Scientists have dated the bones to place the animal’s time on Earth to between 5 million and 9 million years ago, when it would have roamed the North American prairie devouring the largest game around, likely bison, but also forms of rhinoceros, and even the famous ground sloth, a colossus much bigger than any sloth species we would recognize today.

“We believe these were animals that were routinely taking down bison-sized animals,” said paleontologist Jonathan Calede from Ohio State University. “This was by far the largest cat alive at that time.”

Another paleontologist notes how surprising it was that all these specimens were collecting dust in museums around western North America. They have forearm bones, and some small teeth, but without cranial fragments or the famous saber-like teeth themselves, it would be difficult to prove beyond doubt how large they really were, and how large their prey species were.
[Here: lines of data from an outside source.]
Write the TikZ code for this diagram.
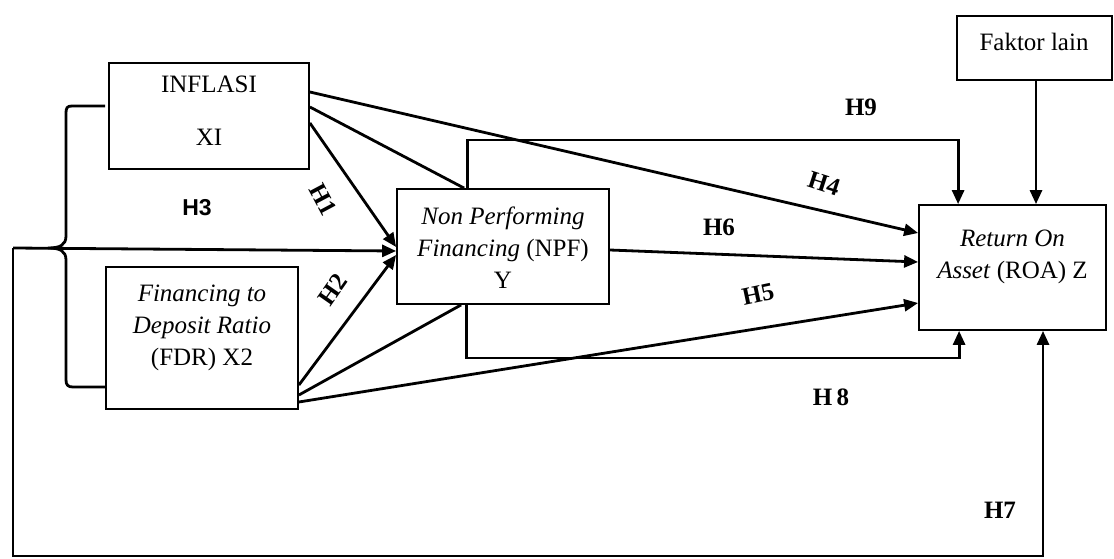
\documentclass[tikz,border=0pt]{standalone}
\usepackage{fontspec}
\setmainfont{Liberation Serif}
\newfontfamily\hsans{Liberation Sans}
\usetikzlibrary{arrows.meta,calc}
\begin{document}
\begin{tikzpicture}[x=1pt,y=-1pt,
  box/.style={draw,line width=1.8pt,inner sep=0pt},
  txt/.style={align=center,font=\fontsize{25}{32}\selectfont,inner sep=0pt},
  conn/.style={line width=2.8pt},
  arr/.style={conn,-{Triangle[length=14pt,width=12pt]}},
  hl/.style={font=\fontsize{25}{28}\selectfont\bfseries,inner sep=0pt}]
\fill[white] (0,0) rectangle (1114,559);
\useasboundingbox (0,0) rectangle (1114,559);

% boxes
\node[box,minimum width=200pt,minimum height=106pt] (inf) at (209,116) {};
\node[txt] (inft) at (209,111) {INFLASI\\[21pt]XI};
\node[box,minimum width=192pt,minimum height=142pt] (fdr) at (202,338) {};
\node[txt] (fdrt) at (202,328) {\textit{Financing to}\\\textit{Deposit Ratio}\\(FDR) X2};
\node[box,minimum width=212pt,minimum height=115pt] (npf) at (503,246.5) {};
\node[txt] (npft) at (503,248) {\textit{Non Performing}\\\textit{Financing} (NPF)\\Y};
\node[box,minimum width=187pt,minimum height=125pt] (roa) at (1012.5,267.5) {};
\node[txt] (roat) at (1012.5,257) {\textit{Return On}\\\textit{Asset} (ROA) Z};
\node[box,minimum width=155pt,minimum height=64pt] (fak) at (1034.5,48) {};
\node[txt] (fakt) at (1034,42) {Faktor lain};

\coordinate (lc) at (13,248);
\coordinate (lb) at (13,556);

% brace
\draw[conn] (105,106) -- (72,106) .. controls (67,106) and (66,108) .. (66,113) -- (66,236)
  .. controls (66,245) and (60,248) .. (48,248) .. controls (60,248) and (66,251) .. (66,260)
  -- (66,380) .. controls (66,385) and (68,387) .. (73,387) -- (105,387);

% connectors from INFLASI
\draw[arr] ([yshift=24pt]inf.east) -- ([yshift=34.5pt]roa.west);
\draw[conn] ([yshift=9pt]inf.east) -- ([xshift=68pt]npf.north west);
\draw[arr] ([yshift=-7pt]inf.east) -- ([yshift=-0.5pt]npf.west);
% H3
\draw[arr] (lc) -- ([yshift=-4.5pt]npf.west);
% from FDR
\draw[arr] ([yshift=-47pt]fdr.east) -- ([yshift=-8.5pt]npf.west);
\draw[conn] ([yshift=-57pt]fdr.east) -- ([xshift=65pt]npf.south west);
\draw[arr] ([yshift=-64pt]fdr.east) -- ([yshift=-35.5pt]roa.west);
% H6
\draw[arr] ([yshift=-3.5pt]npf.east) -- ([yshift=5.5pt]roa.west);
% H9
\draw[arr] ([xshift=71pt]npf.north west) -- ++(0,-48) -| ([xshift=40pt]roa.north west);
% H8
\draw[arr] ([xshift=70pt]npf.south west) -- ++(0,53) -| ([xshift=41pt]roa.south west);
% Faktor lain
\draw[arr] ([xshift=1.5pt]fak.south) -- ([xshift=1.5pt]fak.south |- roa.north);
% H7
\draw[arr] (lc) -- (lb) -| ([xshift=30.5pt]roa.south);

% labels
\node[hl,rotate=-62] (h1) at (323,200) {H1};
\node[hl,rotate=55] (h2) at (333,290) {H2};
\node[hl,font=\hsans\fontsize{23}{28}\selectfont\bfseries] (h3) at (197,208) {H3};
\node[hl,rotate=-18] (h4) at (824,184) {H4};
\node[hl,rotate=12] (h5) at (758,294) {H5};
\node[hl] (h6) at (719,227) {H6};
\node[hl] (h7) at (1000,510) {H7};
\node[hl] (h8) at (831,397) {H\,8};
\node[hl] (h9) at (861,107) {H9};
\end{tikzpicture}
\end{document}
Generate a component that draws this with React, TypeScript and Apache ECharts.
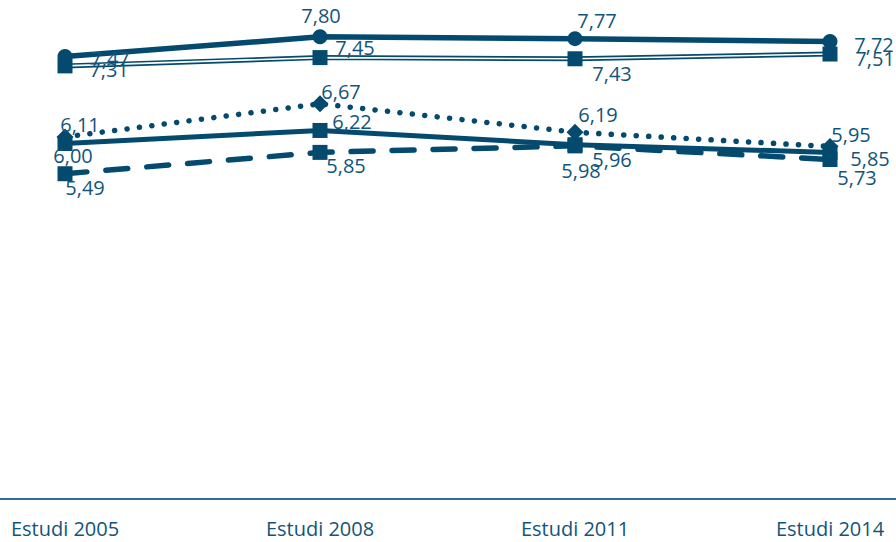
import React, { useEffect, useRef } from "react";
import * as echarts from "echarts";

const categories = ["Estudi 2005", "Estudi 2008", "Estudi 2011", "Estudi 2014"];
const seriesA = [7.47, 7.8, 7.77, 7.72];
const seriesB = [7.31, 7.45, 7.43, 7.51];
const seriesC = [6.11, 6.67, 6.19, 5.95];
const seriesD = [6.0, 6.22, 5.98, 5.85];
const seriesE = [5.49, 5.85, 5.96, 5.73];

// label offsets (style only), relative to each point
const offA = [[45, 2], [1, -21], [22, -18], [44, 3]];
const offB = [[44, 4], [35, -10], [37, 15], [45, 4]];
const offC = [[15, -12], [21, -12], [23, -18], [21, -12]];
const offD = [[8, 12], [32, -9], [6, 26], [40, 6]];
const offE = [[20, 14], [26, 13], [37, 14], [27, 18]];

const LINE = "#034a6e";
const TEXT = "#12557a";
const FONT = "'Open Sans', 'Noto Sans', sans-serif";

const fmt = (v: number) => v.toFixed(2).replace(".", ",");

function withLabels(values: number[], offs: number[][]) {
  return values.map((v, i) => ({
    value: v,
    label: { offset: offs[i] },
  }));
}

const baseLabel = {
  show: true,
  position: "inside",
  align: "center",
  verticalAlign: "middle",
  color: TEXT,
  fontSize: 20,
  fontFamily: FONT,
  formatter: (p: any) => fmt(p.value),
};

const GRID_BOTTOM = 43;

export default function App() {
  const ref = useRef<HTMLDivElement>(null);
  useEffect(() => {
    if (!ref.current) return;
    const chart = echarts.init(ref.current, null, { renderer: "svg" });
    chart.setOption({
      animation: false,
      grid: { left: 65, right: 66, top: 25, bottom: GRID_BOTTOM },
      graphic: [
        {
          type: "line",
          shape: { x1: 0, y1: 542 - GRID_BOTTOM, x2: 896, y2: 542 - GRID_BOTTOM },
          style: { stroke: "#2f6d9a", lineWidth: 2 },
          z: 0,
        },
      ],
      xAxis: {
        type: "category",
        data: categories,
        boundaryGap: false,
        axisLine: { show: false },
        axisTick: { show: false },
        axisLabel: { color: TEXT, fontSize: 20, fontFamily: FONT, margin: 19 },
      },
      yAxis: {
        type: "value",
        min: 0,
        max: 8,
        show: false,
        splitLine: { show: false },
      },
      series: [
        {
          type: "line",
          data: withLabels(seriesE, offE),
          symbol: "rect",
          symbolSize: 15,
          itemStyle: { color: LINE },
          lineStyle: { color: LINE, width: 5.5, type: [22, 19], cap: "round" },
          label: baseLabel,
          z: 2,
        },
        {
          type: "line",
          data: withLabels(seriesD, offD),
          symbol: "rect",
          symbolSize: 15,
          itemStyle: { color: LINE },
          lineStyle: { color: LINE, width: 5 },
          label: baseLabel,
          z: 3,
        },
        {
          type: "line",
          data: withLabels(seriesC, offC),
          symbol: "diamond",
          symbolSize: 17,
          itemStyle: { color: LINE },
          lineStyle: { color: LINE, width: 5.5, type: [0.1, 12.4], cap: "round" },
          label: baseLabel,
          z: 4,
        },
        {
          type: "line",
          data: seriesB,
          showSymbol: false,
          symbol: "none",
          lineStyle: { color: LINE, width: 5 },
          z: 5,
        },
        {
          type: "line",
          data: withLabels(seriesB, offB),
          symbol: "rect",
          symbolSize: 15,
          itemStyle: { color: LINE },
          lineStyle: { color: "#ffffff", width: 1.6 },
          label: baseLabel,
          z: 5,
        },
        {
          type: "line",
          data: withLabels(seriesA, offA),
          symbol: "circle",
          symbolSize: 15,
          itemStyle: { color: LINE },
          lineStyle: { color: LINE, width: 5.5 },
          label: baseLabel,
          z: 6,
        },
      ],
    });
    return () => chart.dispose();
  }, []);
  return (
    <div
      ref={ref}
      style={{ position: "absolute", left: 0, top: 0, width: 896, height: 542, background: "#fff" }}
    />
  );
}
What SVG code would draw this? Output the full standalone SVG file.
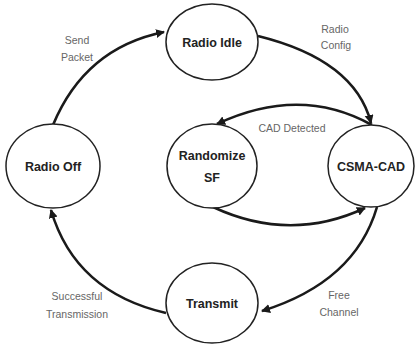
<svg xmlns="http://www.w3.org/2000/svg" width="416" height="350" viewBox="0 0 416 350">
<style>
.node{fill:#fff;stroke:#222;stroke-width:1.5}
.nt{font-family:"Liberation Sans",Arial,sans-serif;font-weight:bold;font-size:12.5px;fill:#222;text-anchor:middle}
.lt{font-family:"Liberation Sans",Arial,sans-serif;font-size:10.5px;fill:#666;text-anchor:middle}
.edge{fill:none;stroke:#1a1a1a;stroke-width:2.6;marker-end:url(#ah)}
</style>
<defs>
<marker id="ah" markerWidth="12" markerHeight="12" refX="8" refY="4.5" orient="auto" markerUnits="userSpaceOnUse">
<path d="M0,0 L9,4.5 L0,9 Z" fill="#1a1a1a"/>
</marker>
</defs>
<rect width="416" height="350" fill="#fff"/>
<g id="connectors">
<path class="edge" d="M53,125 Q85,48 164,32"/>
<path class="edge" d="M258,36 Q355,60 371,123"/>
<path class="edge" d="M372,125 Q300,85 217,124"/>
<path class="edge" d="M213,207 Q290,243 365,208"/>
<path class="edge" d="M377,207 Q355,282 262,311"/>
<path class="edge" d="M166,313 Q75,292 51,210"/>
</g>
<g id="labels">
<text class="lt" x="77" y="44">Send</text>
<text class="lt" x="77" y="61">Packet</text>
<text class="lt" x="335" y="33">Radio</text>
<text class="lt" x="336" y="49">Config</text>
<text class="lt" x="292" y="132">CAD Detected</text>
<text class="lt" x="77" y="300">Successful</text>
<text class="lt" x="77" y="318">Transmission</text>
<text class="lt" x="339" y="299">Free</text>
<text class="lt" x="339" y="316">Channel</text>
</g>
<g id="radio-idle"><ellipse class="node" cx="212" cy="42" rx="46" ry="38"/><text class="nt" x="212" y="47">Radio Idle</text></g>
<g id="radio-off"><ellipse class="node" cx="53" cy="166" rx="47" ry="42"/><text class="nt" x="53" y="171">Radio Off</text></g>
<g id="randomize-sf"><ellipse class="node" cx="212" cy="166" rx="45" ry="42"/><text class="nt" x="212" y="160">Randomize</text><text class="nt" x="212" y="182">SF</text></g>
<g id="csma-cad"><ellipse class="node" cx="371" cy="166" rx="43" ry="41"/><text class="nt" x="371" y="171">CSMA-CAD</text></g>
<g id="transmit"><ellipse class="node" cx="212" cy="303" rx="46" ry="40"/><text class="nt" x="212" y="308">Transmit</text></g>
</svg>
Calde told his university press that it’s “an interesting paleontological question.”

“It’s been known that there were giant cats in Europe, Asia, and Africa, and now we have our own giant saber-toothed cat in North America during this period as well,” he said.

“There’s a very interesting pattern of either repeated independent evolution on every continent of this giant body size in what remains a pretty hyperspecialized way of hunting, or we have this ancestral giant saber-toothed cat that dispersed to all of those continents.”